Weirdly, the interests of feminists and traditional pinny-wearers seem to converge when it comes to upping the status of stay-at-home mothers. Take the appealing idea of income-splitting. Gak-gak-gak. I can't believe I am agreeing with Peter Dunne. Shoot me if I start wearing Kumfs, saying "beg pardy" and drinking sherry.
Admittedly, like Peter Dunne, income-splitting is not an immediately sexy prospect. The IRD's recently released discussion document manages to make it sound hardly worth the bother. The idea is that the income of a higher-earning partner is allocated to a lower-earning partner, reducing the family's overall tax liability. Families in which one parent earned $120,000-plus a year and the other had no income would gain most. Splitting the income 50/50, the family could cut its annual income tax by nearly $9000. But it's not about the money.

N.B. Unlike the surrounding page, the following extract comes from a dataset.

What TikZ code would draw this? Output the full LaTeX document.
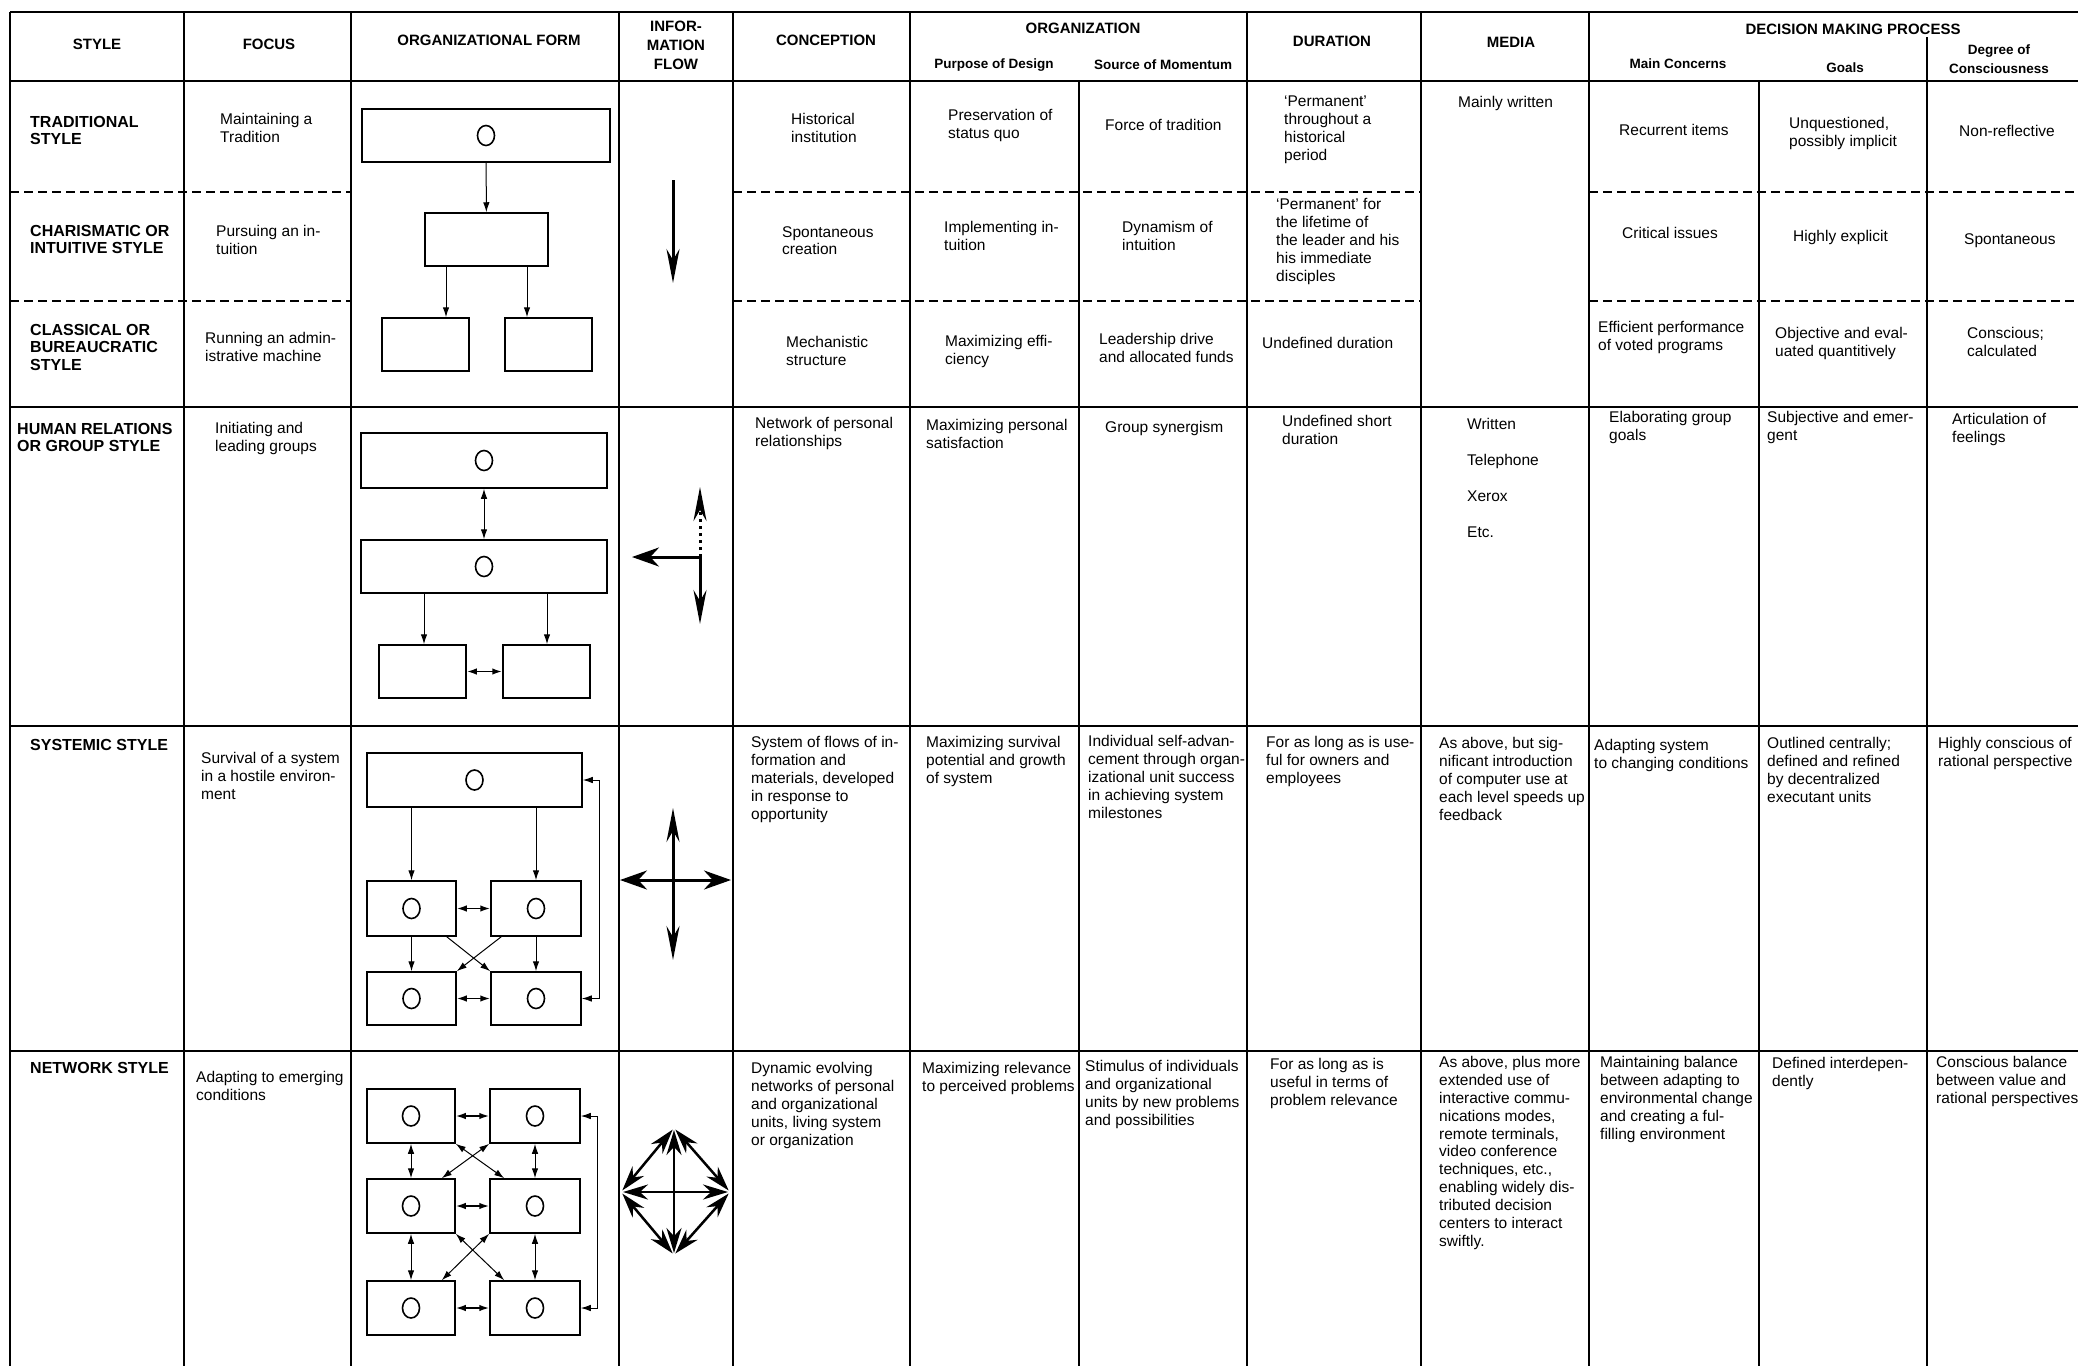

"Possibly this [income-splitting] is the most liberal reform contemplated in New Zealand since the advent of non-fault divorce," writes lefty economist Susan St John. "Like other social reforms such as the DPB it has the power to transform the power balance between men and women in ways possibly not anticipated."
She doesn't seem to agree with it - possibly because it benefits so-called rich people.
But others like it. United Future's Denise Krum: "For me it's very much about the principle of recognition. One partner may not earn the bulk of their household income, but if they are choosing to stay at home and raise kids, and let's face it, that requires some serious sacrifice these days, then we should recognise them through the eyes of our law in some way."
Advocates of income-splitting, Parents as Partners, take the idea even further: They want full and actual splitting, so that a stay-at-home wife receives one half of her partner's income as a wage, on which she pays tax in her own right and ACC levies as a worker. She is then employed, just as he is, with all of the rights and force of the Employment Relations Act. Wacky: Sounds like something Marilyn Waring would approve of.
I had not met Cactus Kate when she wrote her baking scones comments. But I arranged to meet her at the Viaduct forthwith. We drank Veuve Clicquot at Euro and I tried not to mention babies. I picked up the bill. I hope it was tax-deductible.